EN

Cumhurbaşkanı Ersin Tatar, Dünya Su Günü dolayısıyla bir mesaj yayımladı

“Yaşadığımız kurak veya yarı kurak seneler, Su Temin Projesi’nin ne denli hayati olduğunu bir kere daha bize göstermektedir”

 
 
 
 
Cumhurbaşkanı Ersin Tatar’ın mesajı şöyle;
“Her sene olduğu gibi bu sene de 22 Mart Dünya Su Günü’nde, su kaynakları ile ilgili somut çalışmaların değerini kamuoyuna aktarmak, içilebilir su kaynaklarını, su yaşamını destekleyen çalışmaları ve su sorunlarına dikkat çekmekte fayda görüyoruz.
Resmi verilerin, ülkemizin yer aldığı Akdeniz bölgesi başta olmak üzere dünyanın çeşitli coğrafyalarında yaşanan su kıtlığını gözler önüne sermektedir. 
 
Dünya Su Günü’nü kutlarken, Türkiye ve KKTC arasında ‘asrın projesi’ olarak tanımlanan Su Temin Projesi’nin, KKTC’nin geleceğe güvenle bakabilmesinin, tarımdan turizme, sanayiden eğitime her alanda gelişiminin teminatı olduğunu bir kere daha idrak etmenin mutluluğunu yaşıyoruz. Bilhassa içerisinden geçmekte olduğumuz kurak veya yarı kurak seneler, bu projenin ne denli hayati olduğunu bir kere daha bize göstermektedir.
 
1995 yılından bu yana Dünya Su Günü için belirlenen bir dizi tema olup her yıl belirlenen temalar sayesinde yeni farkındalıklara su aracılığıyla dikkat çekilerek suyun önemini farklı modellerle gündemde tutmaya çalışılmaktadır. 2023 yılı için seçilen tema ise ‘Ortaklıklar ve İş Birliği Yoluyla Değişimi Hızlandırmak’ olmuştur. Suyun Kıbrıs Adası ile buluşması ise yerel ve bölgesel ölçekte yeni iş birliklerinin gelişeceğine işaret etmektedir.
 
Kıt su kaynakları ile hayatını idame ettirmeye çalışan Kuzey Kıbrıs Türk Cumhuriyeti halkı, asrın projesi ile geleceğine ümitle bakmakla beraber, erkenci iklime sahip ülkemizde niş tarım ürünlerinin ve ikinci hasat yapabilecek ürünlerin, gelecekte üretilme ümidini taşımaktadır.

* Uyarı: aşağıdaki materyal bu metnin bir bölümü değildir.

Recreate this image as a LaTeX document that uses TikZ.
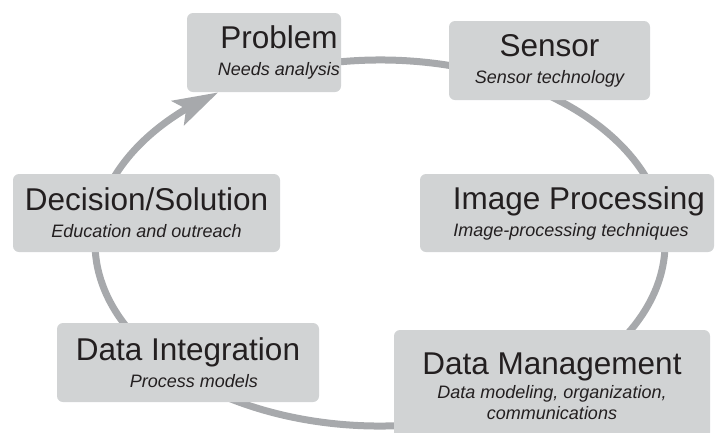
\documentclass[tikz,border=0pt]{standalone}
\usepackage{fontspec}
\setmainfont{Liberation Sans}
\usepackage{tikz}
\usetikzlibrary{arrows.meta, bending, backgrounds}

\definecolor{boxgray}{HTML}{D1D3D4}
\definecolor{ringgray}{HTML}{A7A9AC}
\definecolor{ink}{HTML}{231F20}
\newcommand{\stagetitle}[1]{{\upshape\fontsize{31.5}{27}\selectfont #1}}

\begin{document}
\begin{tikzpicture}[x=1pt, y=-1pt, >={Stealth[length=45pt, width=27pt, inset=9pt]},
    stage/.style={fill=boxgray, rounded corners=6pt, text=ink, align=center, inner sep=0pt,
      font=\itshape\fontsize{18}{27}\selectfont},
    ring/.style={draw=ringgray, line width=7pt}]
        \useasboundingbox (0,0) rectangle (717,432);
        \node[stage, minimum width=154pt, minimum height=79pt] (prob) at (264,52.5) {\hspace*{30pt}\stagetitle{Problem}\\ \hspace*{30pt}Needs analysis};
        \node[stage, minimum width=201pt, minimum height=79pt] (sens) at (549.5,60.5) {\stagetitle{Sensor}\\ Sensor technology};
        \node[stage, minimum width=267pt, minimum height=78pt] (dsol) at (146.5,213) {\stagetitle{Decision/Solution}\\ Education and outreach};
        \node[stage, minimum width=294pt, minimum height=78pt] (imgp) at (567,213) {\hspace*{24pt}\stagetitle{Image Processing}\\ \hspace*{8pt}Image-processing techniques};
        \node[stage, minimum width=262pt, minimum height=79pt] (dint) at (188,362.5) {\stagetitle{Data Integration}\\ \hspace*{12pt}Process models};
        \node[stage, minimum width=316pt, minimum height=112pt, font=\itshape\fontsize{18}{21}\selectfont] (dman) at (552,386) {\stagetitle{Data Management}\\[3pt] Data modeling, organization,\\ communications};
        \coordinate (ring) at (380,243);
        \begin{pgfonlayer}{background}
          \draw[ring, ->] ([shift={(ring)}]100:285pt and 183pt) arc[start angle=100, end angle=-235.4, x radius=285pt, y radius=183pt];
        \end{pgfonlayer}
      \end{tikzpicture}
\end{document}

Bu bağlamda Su Temin Projesi bağlamında Toros Dağları'nın suyunun, Akdeniz'den boru ile KKTC topraklarına taşınması bizim için nefes borusu olmaktadır. KKTC'ye yılda 75 milyon m³ su ulaşacak şekilde hazırlanan projenin, Kuzey Kıbrıs’ın 50 yıl boyunca kullanma ve içme suyu ihtiyacını karşılaması öngörülmektedir. Projenin gerçekleşmesiyle ortaya çıkan farkındalıklarla yerel kaynakların da korunması, halk tarafından benimsenir hale gelmiştir. 
Taşınan 37,76 milyon m³ suyun (bu %50,3'e tekabül etmektedir) içme-kullanmada, 37,24 m³ suyun ise sulama amaçlı kullanılması, projenin önemini bir kere daha bize göstermektedir.
 
20 Aralık 2018 tarihinde temeli atılan, kuraklıktan ve sulama suyu yetersizliğinden dolayı tarımsal kullanımın yaklaşık 50.000 dekarına aktarılması öngörülen suyun, Güzelyurt Ovası’nda bulunan narenciye bahçelerine geçişinin 2023 yılı içerisinde tamamlanması beklenmektedir. Bu çalışmaların tamamlanması ve Güzelyurt Ovası’nın sulama suyuna kavuşturulmasıyla bölgesel ve ülkesel kalkınmada önemli bir adım tamamlanmış olacaktır.
İçme suyu bağlamında ise geride kalan 245 km’lik bağlantı hatlarının 207 km’sinin ihalesi tamamlanmış olup çalışmaların büyük bir hızla devam ettiğini vurgulamak istiyorum. Hedefimiz su konusunda farkındalığımızın daha da artması, ekolojik dengenin göz önünde bulundurularak kalkınmanın sağlanmasıdır. Bu konuda kararlılıkla adımlar atacağımızdan kimsenin şüphesi olmasın”.